A Great Deck: Metric Driven Design

Doug Bowman on Design at Google:

Without a person at (or near) the helm who thoroughly understands the  principles and elements of Design, a company (Google) eventually runs out of reasons for design decisions. With every new design decision, critics cry foul. Without conviction, doubt creeps in. Instincts fail. "Is this the right move?" When a company is filled with engineers, it turns to engineering to solve problems. Reduce each decision to a simple logic problem. Remove  all subjectivity and just look at the data. Data in your favor? Ok, launch it.  Data shows negative effects? Back to the drawing board.

That data  eventually becomes a crutch for every decision, paralyzing the company  and preventing it from making any daring design decisions.

Yes, it's true that a team at Google couldn't decide between two blues, so they're testing 41 shades between each blue to see which one performs better.

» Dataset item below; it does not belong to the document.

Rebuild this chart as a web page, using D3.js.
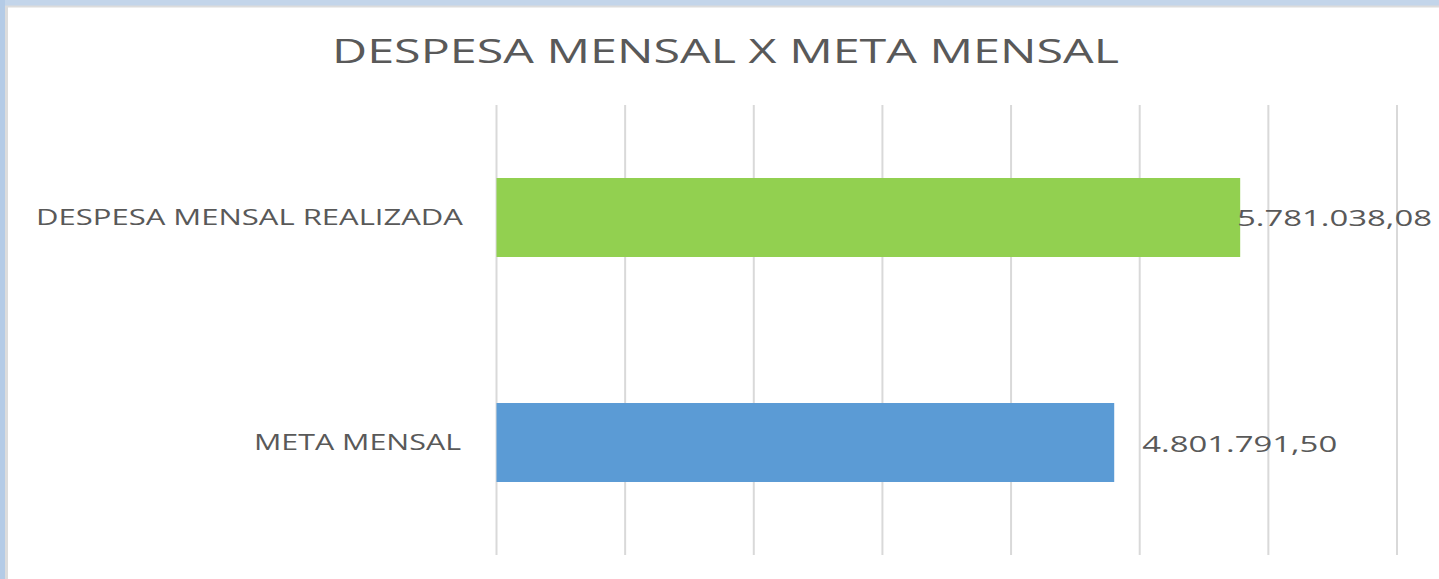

I had a recent debate over whether a border should be 3, 4 or 5 pixels wide, and was asked to prove my case. I can't operate in an environment like that. I've grown tired of debating such minuscule design decisions. There are more exciting design problems in this world to tackle.

Part of a great deck. Everyone should download it.

My editorializing — the change in CEO doesn’t really address these comments, because it seem to be inherent in the culture.

41 shades of blue is the wrong thing to test.